Conservation issues especially those focusing on hunting, fishing and the use of public lands are often controversial and emotional subjects.
In more than two decades of covering those types of stories for the Payson Roundup and White Mountain Independent, I've learned to value and trust the opinion of former Arizona Game and Fish Commission Chairman Tom Woods.
As an avid outdoorsman, Tom's common sense approach and extensive knowledge lends clarity to complex issues.
When Tom called me earlier this week to voice his concerns about an election, I asked that he share his apprehensions with our readers.
As a registered Republican, Tom is troubled by his party's stands on some issues.
Tom and his friends have written this statement:
We rarely take a prominent public stand on a candidate for political office unless we sense a real urgency. This is one of those times! As we see it, if Janet Napolitano does not win this election for governor, wildlife, habitat and all associated subjects are in for a long, dark winter of despair.
Hunting, fishing, protection of wildlife habitat, access to public lands, the Arizona Heritage Fund (currently funded by the Arizona State Lottery), a decentralized, apolitical Game and Fish Department and gun rights - all those values which bring so many of us to Arizona and keep us here - will be in good hands with Janet Napolitano as governor. Her past actions in some of these areas are a matter of record. Her present plans and thoughts for the future ring convincingly true. Why should we doubt them? She has done nothing in her service to Arizona as Attorney General or in her private practice that would convince us she would do otherwise if elected.
The possession of firearms as we now know and appreciate it in Arizona is fine with Ms. Napolitano. She is in favor of enforcing the gun laws already on the books while emphasizing gun safety. In fact, while (she was) in private practice, Smith & Wesson was one of her clients.
Access to public lands for fishing, hunting, wildlife watching, hiking, biking, and many other recreational activities is high on her list. She supports the continuation of a fully funded Heritage Fund for the protection and preservation of culturally and biologically important sites conducive to parks and trails, and she believes in the importance of educating the public about Arizona's natural world and its inhabitants.
Janet Napolitano feels that the Game and Fish Department as presently constituted with a governor-appointed, Senate-confirmed Commission who hires the director, represents a good system wherein wildlife and wildlife habitant, as well as wildlife pursuits such as hunting, fishing and birding, are well protected from the whims of politics. She does not want those who hold our wildlife in trust for all citizens becoming part of a large, politically oriented Department of Natural Resources as other candidates have suggested.

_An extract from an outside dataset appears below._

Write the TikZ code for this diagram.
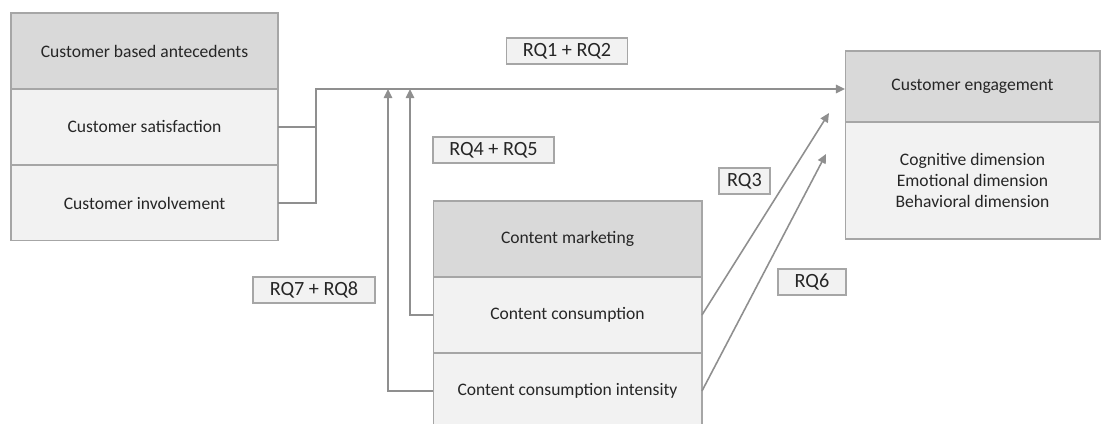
\documentclass[tikz,border=0pt]{standalone}
\usepackage{fontspec}
\setmainfont{Carlito}
\usetikzlibrary{
  arrows.meta,
  positioning
}
\definecolor{headgray}{HTML}{D9D9D9}
\definecolor{rowgray}{HTML}{F2F2F2}
\definecolor{edgegray}{HTML}{A6A6A6}
\definecolor{linegray}{HTML}{8F8F8F}
\definecolor{textgray}{HTML}{262626}
\tikzset{
  headblock/.style={
    rectangle, draw=edgegray, fill=headgray, line width=0.6pt,
    outer sep=0pt, align=center, text=textgray,
    font=\fontsize{10}{12}\selectfont
  },
  rowblock/.style={
    headblock, fill=rowgray
  },
  rqbox/.style={
    rectangle, draw=edgegray, fill=rowgray, line width=0.6pt,
    minimum height=0.52cm, inner xsep=0pt, inner ysep=0pt,
    text=textgray, font=\fontsize{11.5}{13}\selectfont
  },
  link/.style={draw=linegray, line width=0.9pt},
  arrow/.style={link, -{Triangle[length=5.2pt,width=4.8pt]}}
}

\begin{document}
\begin{tikzpicture}[x=0.02cm, y=-0.02cm]
\clip (0,0) rectangle (1102,423);

% ── Customer based antecedents ──────────────────────────────────────────────
\node[headblock, minimum width=5.34cm, minimum height=1.52cm] (antHead) at (144.5,51)
  {Customer based antecedents};
\node[rowblock, minimum width=5.34cm, minimum height=1.52cm, below=0pt of antHead] (satis)
  {Customer satisfaction};
\node[rowblock, minimum width=5.34cm, minimum height=1.52cm, below=0pt of satis] (involv)
  {Customer involvement};

% ── Customer engagement ─────────────────────────────────────────────────────
\node[headblock, minimum width=5.1cm, minimum height=1.42cm] (engHead) at (972.5,86.5)
  {Customer engagement};
\node[rowblock, minimum width=5.1cm, minimum height=2.34cm, below=0pt of engHead] (engBody)
  {Cognitive dimension\\Emotional dimension\\Behavioral dimension};

% ── Content marketing ───────────────────────────────────────────────────────
\node[headblock, minimum width=5.38cm, minimum height=1.52cm] (cmHead) at (567.5,239)
  {Content marketing};
\node[rowblock, minimum width=5.38cm, minimum height=1.52cm, below=0pt of cmHead] (consum)
  {Content consumption};
\node[rowblock, minimum width=5.38cm, minimum height=1.52cm, below=0pt of consum] (intens)
  {Content consumption intensity};

% ── Connectors ──────────────────────────────────────────────────────────────
\coordinate (split) at (316,89);
\coordinate (tipA) at (388,89);
\coordinate (tipB) at (410,89);
\coordinate (tipC) at (829,113);
\coordinate (tipD) at (826,154);

\draw[link] (satis.east) -- (satis.east -| split);
\draw[arrow] (involv.east) -| (split) -- (split -| engHead.west);
\draw[arrow] (consum.west) -| (tipB);
\draw[arrow] (intens.west) -| (tipA);
\draw[arrow] (consum.east) -- (tipC);
\draw[arrow] (intens.east) -- (tipD);

% ── Research question labels ────────────────────────────────────────────────
\node[rqbox, minimum width=2.42cm] (rq12) at (567,51) {RQ1 + RQ2};
\node[rqbox, minimum width=2.42cm] (rq45) at (493.5,150) {RQ4 + RQ5};
\node[rqbox, minimum width=1.02cm] (rq3) at (744.5,181) {RQ3};
\node[rqbox, minimum width=1.36cm] (rq6) at (812,282) {RQ6};
\node[rqbox, minimum width=2.44cm] (rq78) at (314,290) {RQ7 + RQ8};

\end{tikzpicture}
\end{document}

She sees an Arizona in which ranchers, sportsmen and conservationists work together to utilize prudently the state's wildlands and precious water resources. She knows, too, that the sharing of our natural gifts with those from other regions of the world helps Arizona's lucrative outdoors and cultural tourism industries continue to thrive.
In short, Janet Napolitano fully appreciates Arizona's natural beauty and bounty as well as their social and economic value. As governor, we believe that she will support and protect Arizona's natural world and those outdoor activities we hold dear. We, therefore, believe that she is the outstanding candidate for governor and hope you will join us in helping her win on November 5. If she does not, we fear that the voice for Arizona's wildlife, its home and funding will be effectively silenced for at least the next four years.